(EXCERPTED RECORDS):

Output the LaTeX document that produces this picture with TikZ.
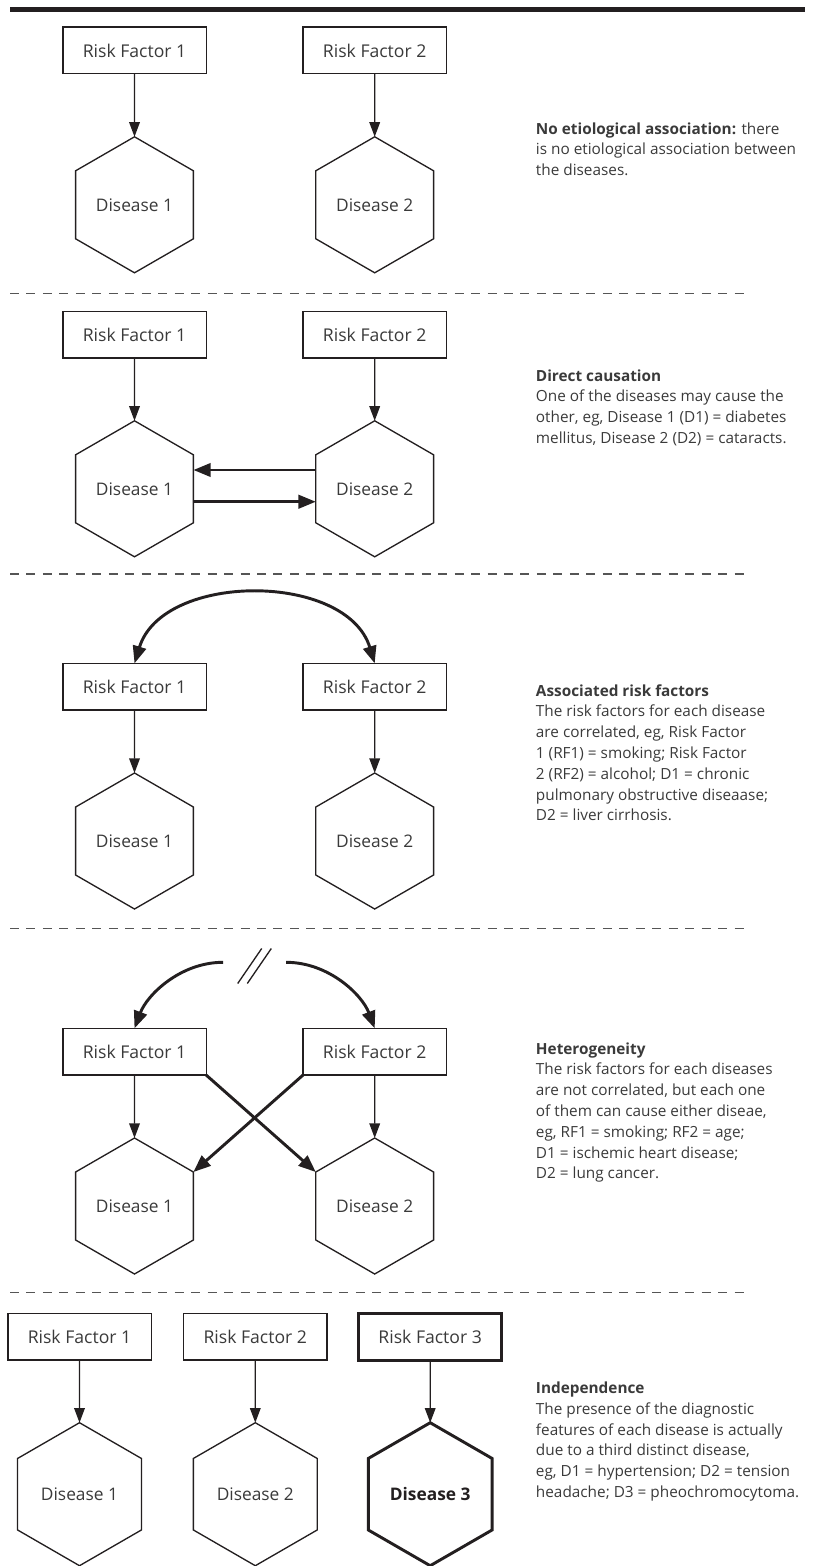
\documentclass[tikz,border=0pt]{standalone}
\usepackage{fontspec}
\setmainfont{Open Sans}
\usetikzlibrary{arrows.meta,shapes.geometric,calc}
\definecolor{ink}{HTML}{231F20}
\definecolor{txtgray}{HTML}{3A3A3A}
\definecolor{dashgray}{HTML}{555555}
\begin{document}
\begin{tikzpicture}[x=0.75pt,y=-0.75pt,
  rf/.style={draw=ink, line width=1pt, rectangle, minimum width=107.5pt, minimum height=35pt,
    inner sep=0pt, outer sep=0pt, text=txtgray, font=\fontsize{13.2}{15}\selectfont},
  rfbold/.style={rf, line width=2.2pt},
  dis/.style={draw=ink, line width=1pt, regular polygon, regular polygon sides=6,
    shape border rotate=30, minimum size=102pt, inner sep=0pt, outer sep=0pt,
    text=txtgray, font=\fontsize{13}{15}\selectfont},
  disbig/.style={dis, minimum size=107.25pt},
  disbold/.style={disbig, line width=2.2pt, text=ink, font=\fontsize{13}{15}\selectfont\bfseries},
  thinarr/.style={draw=ink, line width=1pt, -{Triangle[length=11pt,width=8pt]}},
  thickarr/.style={draw=ink, line width=2.2pt, -{Triangle[length=13pt,width=10pt]}},
  thickboth/.style={draw=ink, line width=2.2pt, {Triangle[length=13pt,width=10pt]}-{Triangle[length=13pt,width=10pt]}},
  sepline/.style={draw=dashgray, line width=1.1pt, dash pattern=on 6.75pt off 5.6pt},
  captxt/.style={anchor=base west, align=left, inner sep=0pt, text=txtgray,
    font=\fontsize{11.5}{15.6}\selectfont},
]
\useasboundingbox (0,0) rectangle (813,1566);

% top rule
\draw[ink, line width=3.4pt] (10,9.5) -- (805,9.5);

% ---------- Section 1 ----------
\node[rf] (a1) at (134.5,50.5) {Risk Factor 1};
\node[rf] (b1) at (374.7,50.5) {Risk Factor 2};
\node[dis] (c1) at (134.5,204.8) {Disease 1};
\node[dis] (d1) at (374.7,204.8) {Disease 2};
\draw[thinarr] (a1) -- (c1);
\draw[thinarr] (b1) -- (d1);
% anchor = baseline of the last line
\node[captxt] (t1) at (535.7,175.6) {\textbf{No etiological association:} there\\is no etiological association between\\the diseases.};
\draw[sepline] (10,293.3) -- (746,293.3);

% ---------- Section 2 ----------
\node[rf] (a2) at (134.5,334.5) {Risk Factor 1};
\node[rf] (b2) at (374.7,334.5) {Risk Factor 2};
\node[dis] (c2) at (134.5,488.8) {Disease 1};
\node[dis] (d2) at (374.7,488.8) {Disease 2};
\draw[thinarr] (a2) -- (c2);
\draw[thinarr] (b2) -- (d2);
\draw[thickarr] ([yshift=14.1pt]d2.west) -- ([yshift=14.1pt]c2.east);
\draw[thickarr] ([yshift=-9.7pt]c2.east) -- ([yshift=-9.7pt]d2.west);
\node[captxt] (t2) at (535.7,443.4) {\textbf{Direct causation}\\One of the diseases may cause the\\other, eg, Disease 1 (D1) = diabetes\\mellitus, Disease 2 (D2) = cataracts.};
\draw[sepline] (10,574) -- (746,574);

% ---------- Section 3 ----------
\node[rf] (a3) at (134.5,686.7) {Risk Factor 1};
\node[rf] (b3) at (374.7,686.7) {Risk Factor 2};
\node[dis] (c3) at (134.5,841) {Disease 1};
\node[dis] (d3) at (374.7,841) {Disease 2};
\draw[thinarr] (a3) -- (c3);
\draw[thinarr] (b3) -- (d3);
\draw[thickboth] (a3.north) .. controls +(28,-91.5) and +(-28,-91.5) .. (b3.north);
\node[captxt] (t3) at (535.7,820.8) {\textbf{Associated risk factors}\\The risk factors for each disease\\are correlated, eg, Risk Factor\\1 (RF1) = smoking; Risk Factor\\2 (RF2) = alcohol; D1 = chronic\\pulmonary obstructive diseaase;\\D2 = liver cirrhosis.};
\draw[sepline] (10,928.3) -- (746,928.3);

% ---------- Section 4 ----------
\node[rf] (a4) at (134.5,1051.7) {Risk Factor 1};
\node[rf] (b4) at (374.7,1051.7) {Risk Factor 2};
\node[dis] (c4) at (134.5,1206) {Disease 1};
\node[dis] (d4) at (374.7,1206) {Disease 2};
\draw[thinarr] (a4) -- (c4);
\draw[thinarr] (b4) -- (d4);
\coordinate (g1) at (223.1,962.3);
\coordinate (g2) at (286.1,962.3);
\coordinate (brk) at (254.5,966);
\draw[thickarr] (g1) .. controls +(-43,0) and +(12.5,-33.3) .. (a4.north);
\draw[thickarr] (g2) .. controls +(43,0) and +(-12.5,-33.3) .. (b4.north);
\draw[ink, line width=1pt] ([shift={(-4.8,0)}]brk) +(-12,17.5) -- +(12,-17.5);
\draw[ink, line width=1pt] ([shift={(4.8,0)}]brk) +(-12,17.5) -- +(12,-17.5);
\draw[thickarr] (a4.south east) -- (d4.150);
\draw[thickarr] (b4.south west) -- (c4.30);
\node[captxt] (t4) at (535.7,1178.8) {\textbf{Heterogeneity}\\The risk factors for each diseases\\are not correlated, but each one\\of them can cause either diseae,\\eg, RF1 = smoking; RF2 = age;\\D1 = ischemic heart disease;\\D2 = lung cancer.};
\draw[sepline] (10,1292.3) -- (746,1292.3);

% ---------- Section 5 ----------
\node[rf] (a5) at (79.5,1336.7) {Risk Factor 1};
\node[rf] (b5) at (255.3,1336.7) {Risk Factor 2};
\node[rfbold] (e5) at (430.2,1336.7) {Risk Factor 3};
\node[disbig] (c5) at (79.5,1494.2) {Disease 1};
\node[disbig] (d5) at (255.3,1494.2) {Disease 2};
\node[disbold] (f5) at (430.2,1494.2) {Disease 3};
\draw[thinarr] (a5) -- (c5);
\draw[thinarr] (b5) -- (d5);
\draw[thinarr] (e5) -- (f5);
\node[captxt] (t5) at (535.7,1497.5) {\textbf{Independence}\\The presence of the diagnostic\\features of each disease is actually\\due to a third distinct disease,\\eg, D1 = hypertension; D2 = tension\\headache; D3 = pheochromocytoma.};
\end{tikzpicture}
\end{document}
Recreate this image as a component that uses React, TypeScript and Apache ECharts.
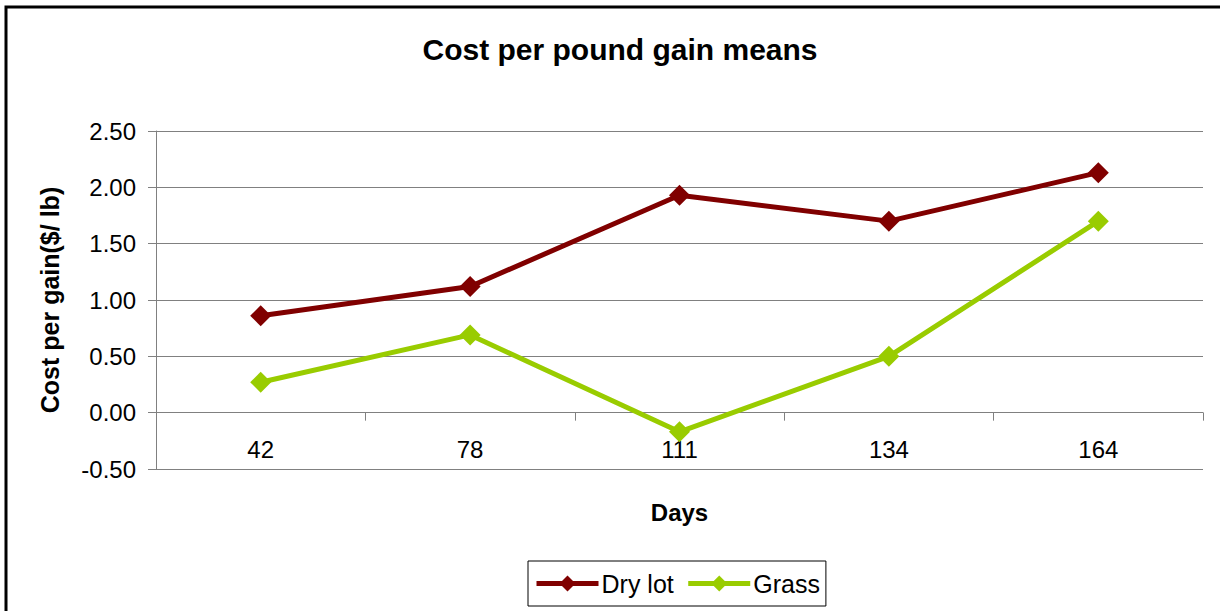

(PROMPT):
All of the material above is to be copied exactly, except for its images.

(FULL ANSWER):
Output the LaTeX document that produces this picture with TikZ.
\documentclass[tikz,border=0pt]{standalone}
\usepackage{fontspec}
\setmainfont{Open Sans}
\usetikzlibrary{arrows.meta,shapes.geometric,calc}
\definecolor{ink}{HTML}{231F20}
\definecolor{txtgray}{HTML}{3A3A3A}
\definecolor{dashgray}{HTML}{555555}
\begin{document}
\begin{tikzpicture}[x=0.75pt,y=-0.75pt,
  rf/.style={draw=ink, line width=1pt, rectangle, minimum width=107.5pt, minimum height=35pt,
    inner sep=0pt, outer sep=0pt, text=txtgray, font=\fontsize{13.2}{15}\selectfont},
  rfbold/.style={rf, line width=2.2pt},
  dis/.style={draw=ink, line width=1pt, regular polygon, regular polygon sides=6,
    shape border rotate=30, minimum size=102pt, inner sep=0pt, outer sep=0pt,
    text=txtgray, font=\fontsize{13}{15}\selectfont},
  disbig/.style={dis, minimum size=107.25pt},
  disbold/.style={disbig, line width=2.2pt, text=ink, font=\fontsize{13}{15}\selectfont\bfseries},
  thinarr/.style={draw=ink, line width=1pt, -{Triangle[length=11pt,width=8pt]}},
  thickarr/.style={draw=ink, line width=2.2pt, -{Triangle[length=13pt,width=10pt]}},
  thickboth/.style={draw=ink, line width=2.2pt, {Triangle[length=13pt,width=10pt]}-{Triangle[length=13pt,width=10pt]}},
  sepline/.style={draw=dashgray, line width=1.1pt, dash pattern=on 6.75pt off 5.6pt},
  captxt/.style={anchor=base west, align=left, inner sep=0pt, text=txtgray,
    font=\fontsize{11.5}{15.6}\selectfont},
]
\useasboundingbox (0,0) rectangle (813,1566);

% top rule
\draw[ink, line width=3.4pt] (10,9.5) -- (805,9.5);

% ---------- Section 1 ----------
\node[rf] (a1) at (134.5,50.5) {Risk Factor 1};
\node[rf] (b1) at (374.7,50.5) {Risk Factor 2};
\node[dis] (c1) at (134.5,204.8) {Disease 1};
\node[dis] (d1) at (374.7,204.8) {Disease 2};
\draw[thinarr] (a1) -- (c1);
\draw[thinarr] (b1) -- (d1);
% anchor = baseline of the last line
\node[captxt] (t1) at (535.7,175.6) {\textbf{No etiological association:} there\\is no etiological association between\\the diseases.};
\draw[sepline] (10,293.3) -- (746,293.3);

% ---------- Section 2 ----------
\node[rf] (a2) at (134.5,334.5) {Risk Factor 1};
\node[rf] (b2) at (374.7,334.5) {Risk Factor 2};
\node[dis] (c2) at (134.5,488.8) {Disease 1};
\node[dis] (d2) at (374.7,488.8) {Disease 2};
\draw[thinarr] (a2) -- (c2);
\draw[thinarr] (b2) -- (d2);
\draw[thickarr] ([yshift=14.1pt]d2.west) -- ([yshift=14.1pt]c2.east);
\draw[thickarr] ([yshift=-9.7pt]c2.east) -- ([yshift=-9.7pt]d2.west);
\node[captxt] (t2) at (535.7,443.4) {\textbf{Direct causation}\\One of the diseases may cause the\\other, eg, Disease 1 (D1) = diabetes\\mellitus, Disease 2 (D2) = cataracts.};
\draw[sepline] (10,574) -- (746,574);

% ---------- Section 3 ----------
\node[rf] (a3) at (134.5,686.7) {Risk Factor 1};
\node[rf] (b3) at (374.7,686.7) {Risk Factor 2};
\node[dis] (c3) at (134.5,841) {Disease 1};
\node[dis] (d3) at (374.7,841) {Disease 2};
\draw[thinarr] (a3) -- (c3);
\draw[thinarr] (b3) -- (d3);
\draw[thickboth] (a3.north) .. controls +(28,-91.5) and +(-28,-91.5) .. (b3.north);
\node[captxt] (t3) at (535.7,820.8) {\textbf{Associated risk factors}\\The risk factors for each disease\\are correlated, eg, Risk Factor\\1 (RF1) = smoking; Risk Factor\\2 (RF2) = alcohol; D1 = chronic\\pulmonary obstructive diseaase;\\D2 = liver cirrhosis.};
\draw[sepline] (10,928.3) -- (746,928.3);

% ---------- Section 4 ----------
\node[rf] (a4) at (134.5,1051.7) {Risk Factor 1};
\node[rf] (b4) at (374.7,1051.7) {Risk Factor 2};
\node[dis] (c4) at (134.5,1206) {Disease 1};
\node[dis] (d4) at (374.7,1206) {Disease 2};
\draw[thinarr] (a4) -- (c4);
\draw[thinarr] (b4) -- (d4);
\coordinate (g1) at (223.1,962.3);
\coordinate (g2) at (286.1,962.3);
\coordinate (brk) at (254.5,966);
\draw[thickarr] (g1) .. controls +(-43,0) and +(12.5,-33.3) .. (a4.north);
\draw[thickarr] (g2) .. controls +(43,0) and +(-12.5,-33.3) .. (b4.north);
\draw[ink, line width=1pt] ([shift={(-4.8,0)}]brk) +(-12,17.5) -- +(12,-17.5);
\draw[ink, line width=1pt] ([shift={(4.8,0)}]brk) +(-12,17.5) -- +(12,-17.5);
\draw[thickarr] (a4.south east) -- (d4.150);
\draw[thickarr] (b4.south west) -- (c4.30);
\node[captxt] (t4) at (535.7,1178.8) {\textbf{Heterogeneity}\\The risk factors for each diseases\\are not correlated, but each one\\of them can cause either diseae,\\eg, RF1 = smoking; RF2 = age;\\D1 = ischemic heart disease;\\D2 = lung cancer.};
\draw[sepline] (10,1292.3) -- (746,1292.3);

% ---------- Section 5 ----------
\node[rf] (a5) at (79.5,1336.7) {Risk Factor 1};
\node[rf] (b5) at (255.3,1336.7) {Risk Factor 2};
\node[rfbold] (e5) at (430.2,1336.7) {Risk Factor 3};
\node[disbig] (c5) at (79.5,1494.2) {Disease 1};
\node[disbig] (d5) at (255.3,1494.2) {Disease 2};
\node[disbold] (f5) at (430.2,1494.2) {Disease 3};
\draw[thinarr] (a5) -- (c5);
\draw[thinarr] (b5) -- (d5);
\draw[thinarr] (e5) -- (f5);
\node[captxt] (t5) at (535.7,1497.5) {\textbf{Independence}\\The presence of the diagnostic\\features of each disease is actually\\due to a third distinct disease,\\eg, D1 = hypertension; D2 = tension\\headache; D3 = pheochromocytoma.};
\end{tikzpicture}
\end{document}
Recreate this image as a component that uses React, TypeScript and Apache ECharts.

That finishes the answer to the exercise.